Tuesday, February 19, 2013

To quote or not to quote

Quotes, really useful to convey a meaning or sentiment. When used in traditional software languages, quotes depict a string of characters. However, the mantra of expect-lite is keeping it simple, and quotes are not required.

In fact, quotes aren't even optional, and can cause problems when trying to quote strings. Take the following example:
$abc="hello world"
$def=hello world
The two variables are NOT equal. Expect-lite will store the quote characters as part of $abc.

Traditionally using quotes allows the programmer to encompass all characters between the quotes, but this becomes a problem when the quote character is part of the string to be stored. But then a whole system of escaping characters needs to be introduced.

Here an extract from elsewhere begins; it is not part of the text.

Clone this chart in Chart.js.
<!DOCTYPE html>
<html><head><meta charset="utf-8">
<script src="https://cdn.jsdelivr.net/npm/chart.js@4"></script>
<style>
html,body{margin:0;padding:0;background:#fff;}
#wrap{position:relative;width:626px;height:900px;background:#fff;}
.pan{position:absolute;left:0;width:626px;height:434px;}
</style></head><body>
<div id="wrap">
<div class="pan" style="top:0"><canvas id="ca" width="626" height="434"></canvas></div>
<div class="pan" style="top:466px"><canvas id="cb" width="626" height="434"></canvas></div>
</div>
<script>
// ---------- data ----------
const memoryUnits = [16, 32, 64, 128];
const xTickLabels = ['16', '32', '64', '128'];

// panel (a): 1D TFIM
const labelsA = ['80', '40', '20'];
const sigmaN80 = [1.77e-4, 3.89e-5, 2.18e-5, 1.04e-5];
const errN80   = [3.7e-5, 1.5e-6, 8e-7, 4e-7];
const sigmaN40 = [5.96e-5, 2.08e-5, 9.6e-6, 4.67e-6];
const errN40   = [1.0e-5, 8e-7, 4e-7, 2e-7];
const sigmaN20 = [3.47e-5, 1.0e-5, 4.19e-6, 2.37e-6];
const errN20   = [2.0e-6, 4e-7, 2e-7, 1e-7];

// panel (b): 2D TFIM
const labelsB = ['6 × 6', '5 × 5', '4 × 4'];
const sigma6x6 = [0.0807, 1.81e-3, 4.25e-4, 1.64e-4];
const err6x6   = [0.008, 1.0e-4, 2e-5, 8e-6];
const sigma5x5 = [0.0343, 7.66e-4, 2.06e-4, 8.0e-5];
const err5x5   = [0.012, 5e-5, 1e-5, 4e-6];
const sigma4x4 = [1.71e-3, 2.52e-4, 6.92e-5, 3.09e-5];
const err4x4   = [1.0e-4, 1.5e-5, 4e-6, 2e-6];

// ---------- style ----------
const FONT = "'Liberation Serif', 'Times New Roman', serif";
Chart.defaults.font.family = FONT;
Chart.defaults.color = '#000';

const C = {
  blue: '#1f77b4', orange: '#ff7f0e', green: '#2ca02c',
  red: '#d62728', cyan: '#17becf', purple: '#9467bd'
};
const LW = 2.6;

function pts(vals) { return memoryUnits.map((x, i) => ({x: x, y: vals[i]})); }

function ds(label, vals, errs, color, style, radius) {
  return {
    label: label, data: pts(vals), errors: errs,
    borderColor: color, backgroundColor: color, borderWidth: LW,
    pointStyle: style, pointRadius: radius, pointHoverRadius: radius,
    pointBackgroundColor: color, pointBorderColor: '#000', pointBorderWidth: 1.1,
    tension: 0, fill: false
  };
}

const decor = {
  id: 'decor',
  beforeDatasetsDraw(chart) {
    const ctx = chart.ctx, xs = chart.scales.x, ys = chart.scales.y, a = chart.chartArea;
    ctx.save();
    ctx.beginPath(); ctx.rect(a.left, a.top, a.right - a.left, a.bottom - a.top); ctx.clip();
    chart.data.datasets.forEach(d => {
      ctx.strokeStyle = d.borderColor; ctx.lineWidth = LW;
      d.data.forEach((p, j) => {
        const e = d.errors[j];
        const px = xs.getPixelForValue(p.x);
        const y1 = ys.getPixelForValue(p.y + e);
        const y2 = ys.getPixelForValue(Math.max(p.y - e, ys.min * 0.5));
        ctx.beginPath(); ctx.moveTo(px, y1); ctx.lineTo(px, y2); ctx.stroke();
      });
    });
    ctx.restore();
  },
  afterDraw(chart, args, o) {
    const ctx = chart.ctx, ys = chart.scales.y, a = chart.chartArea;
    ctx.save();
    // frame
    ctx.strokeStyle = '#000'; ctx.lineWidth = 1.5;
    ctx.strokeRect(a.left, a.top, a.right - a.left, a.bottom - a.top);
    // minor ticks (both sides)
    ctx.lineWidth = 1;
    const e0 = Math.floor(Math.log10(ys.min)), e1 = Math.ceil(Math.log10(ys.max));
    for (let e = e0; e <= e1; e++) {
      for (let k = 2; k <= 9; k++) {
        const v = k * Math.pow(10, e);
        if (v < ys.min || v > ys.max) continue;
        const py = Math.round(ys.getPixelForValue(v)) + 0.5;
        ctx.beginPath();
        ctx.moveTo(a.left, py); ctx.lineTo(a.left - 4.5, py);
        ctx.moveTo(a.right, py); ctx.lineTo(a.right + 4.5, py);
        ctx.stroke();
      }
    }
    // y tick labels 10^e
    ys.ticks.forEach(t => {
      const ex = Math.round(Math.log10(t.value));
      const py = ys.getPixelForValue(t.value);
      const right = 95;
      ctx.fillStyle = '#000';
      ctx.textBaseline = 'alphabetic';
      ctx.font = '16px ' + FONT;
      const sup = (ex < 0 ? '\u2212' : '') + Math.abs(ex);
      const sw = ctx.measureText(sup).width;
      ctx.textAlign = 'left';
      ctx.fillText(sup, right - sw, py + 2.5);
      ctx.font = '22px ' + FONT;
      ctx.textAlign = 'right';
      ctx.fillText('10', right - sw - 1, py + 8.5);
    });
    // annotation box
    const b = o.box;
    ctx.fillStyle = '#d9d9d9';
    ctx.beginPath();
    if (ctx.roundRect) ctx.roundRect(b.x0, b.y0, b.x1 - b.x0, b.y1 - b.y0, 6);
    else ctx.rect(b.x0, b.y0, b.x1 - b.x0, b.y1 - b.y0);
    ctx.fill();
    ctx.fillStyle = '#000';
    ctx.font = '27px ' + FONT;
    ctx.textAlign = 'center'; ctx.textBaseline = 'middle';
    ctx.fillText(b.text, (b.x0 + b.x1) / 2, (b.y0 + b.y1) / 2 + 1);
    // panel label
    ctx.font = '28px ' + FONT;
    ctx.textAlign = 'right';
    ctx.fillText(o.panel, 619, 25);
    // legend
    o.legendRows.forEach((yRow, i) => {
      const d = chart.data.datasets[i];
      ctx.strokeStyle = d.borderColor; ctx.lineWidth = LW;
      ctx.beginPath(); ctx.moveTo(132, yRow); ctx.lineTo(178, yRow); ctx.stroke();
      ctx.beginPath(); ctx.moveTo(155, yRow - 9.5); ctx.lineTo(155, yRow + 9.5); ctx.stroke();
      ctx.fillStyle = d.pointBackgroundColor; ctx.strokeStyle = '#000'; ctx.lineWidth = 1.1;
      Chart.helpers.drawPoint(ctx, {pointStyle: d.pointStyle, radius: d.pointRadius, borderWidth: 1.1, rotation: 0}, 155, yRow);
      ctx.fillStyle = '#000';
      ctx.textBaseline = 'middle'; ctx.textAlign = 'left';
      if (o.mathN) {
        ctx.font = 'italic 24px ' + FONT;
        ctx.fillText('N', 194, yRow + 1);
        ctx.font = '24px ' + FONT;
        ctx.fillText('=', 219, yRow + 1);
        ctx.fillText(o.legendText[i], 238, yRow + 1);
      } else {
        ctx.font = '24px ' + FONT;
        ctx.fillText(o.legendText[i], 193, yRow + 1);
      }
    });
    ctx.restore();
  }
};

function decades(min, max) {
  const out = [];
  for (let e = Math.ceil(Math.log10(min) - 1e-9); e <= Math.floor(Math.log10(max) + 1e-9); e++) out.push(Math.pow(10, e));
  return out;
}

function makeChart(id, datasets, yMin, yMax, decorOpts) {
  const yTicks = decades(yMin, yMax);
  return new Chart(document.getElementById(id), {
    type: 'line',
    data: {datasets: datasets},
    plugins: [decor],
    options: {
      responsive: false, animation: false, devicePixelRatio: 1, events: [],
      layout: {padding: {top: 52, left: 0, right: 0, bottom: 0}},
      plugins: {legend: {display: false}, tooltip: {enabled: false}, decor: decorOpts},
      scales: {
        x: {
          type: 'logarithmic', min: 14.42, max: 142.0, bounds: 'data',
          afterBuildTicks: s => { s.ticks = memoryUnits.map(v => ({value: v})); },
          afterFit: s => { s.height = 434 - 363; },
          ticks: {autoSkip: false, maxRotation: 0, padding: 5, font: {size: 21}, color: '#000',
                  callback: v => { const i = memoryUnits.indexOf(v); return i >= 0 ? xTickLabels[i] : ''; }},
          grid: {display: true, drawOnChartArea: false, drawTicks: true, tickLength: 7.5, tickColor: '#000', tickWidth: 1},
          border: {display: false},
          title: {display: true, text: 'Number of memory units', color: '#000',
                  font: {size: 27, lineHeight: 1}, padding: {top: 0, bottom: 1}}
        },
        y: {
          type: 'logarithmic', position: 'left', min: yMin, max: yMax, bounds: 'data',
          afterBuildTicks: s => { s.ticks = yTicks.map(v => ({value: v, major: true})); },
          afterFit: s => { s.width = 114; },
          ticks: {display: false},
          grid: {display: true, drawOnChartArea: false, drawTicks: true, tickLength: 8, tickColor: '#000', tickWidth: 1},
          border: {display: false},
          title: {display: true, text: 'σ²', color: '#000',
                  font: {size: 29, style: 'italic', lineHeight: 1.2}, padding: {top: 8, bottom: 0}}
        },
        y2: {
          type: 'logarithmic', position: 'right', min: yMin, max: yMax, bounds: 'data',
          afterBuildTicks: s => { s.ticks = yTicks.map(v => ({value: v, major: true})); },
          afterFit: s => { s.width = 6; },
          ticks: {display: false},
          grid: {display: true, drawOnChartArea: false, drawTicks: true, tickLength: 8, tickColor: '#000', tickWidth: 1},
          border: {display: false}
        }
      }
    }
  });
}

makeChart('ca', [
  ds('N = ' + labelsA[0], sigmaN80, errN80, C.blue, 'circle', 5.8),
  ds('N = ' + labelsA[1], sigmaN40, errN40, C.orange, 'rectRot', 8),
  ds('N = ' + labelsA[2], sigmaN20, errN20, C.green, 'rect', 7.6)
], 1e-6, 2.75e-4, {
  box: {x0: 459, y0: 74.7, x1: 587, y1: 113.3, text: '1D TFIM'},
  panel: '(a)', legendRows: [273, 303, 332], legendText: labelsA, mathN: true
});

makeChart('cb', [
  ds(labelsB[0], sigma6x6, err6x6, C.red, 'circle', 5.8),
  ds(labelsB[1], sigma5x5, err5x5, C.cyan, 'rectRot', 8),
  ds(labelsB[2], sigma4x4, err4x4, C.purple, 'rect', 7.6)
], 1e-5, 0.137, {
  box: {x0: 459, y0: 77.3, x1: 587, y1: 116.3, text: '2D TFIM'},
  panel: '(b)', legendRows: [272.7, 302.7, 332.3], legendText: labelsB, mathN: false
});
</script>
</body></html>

Expect-lite eliminates all that complexity by storing everything after the equal sign, spaces, quotes, tabs, everything. Even more equals signs, such as below:
$equation=5 + 2 = 7

This feature is handy when assigning non-printable characters such as tab. It is possible to store the tab character by pressing the tab key after the equals sign:

The $tab can then be used to test tab completion of a command line, such as when using the bash shell, and pressing tab twice to see possible file names:
>ls /etc/rc$tab$tab

Quotes are not even required when using while loops or if statements. Expect-lite will just do the right thing. For example earlier we set the variable $def, and the following will totally work:
?if $def == hello world ? >hello back!

So save the quotes for Shakespeare, and remember expect-lite is about keeping it it simple.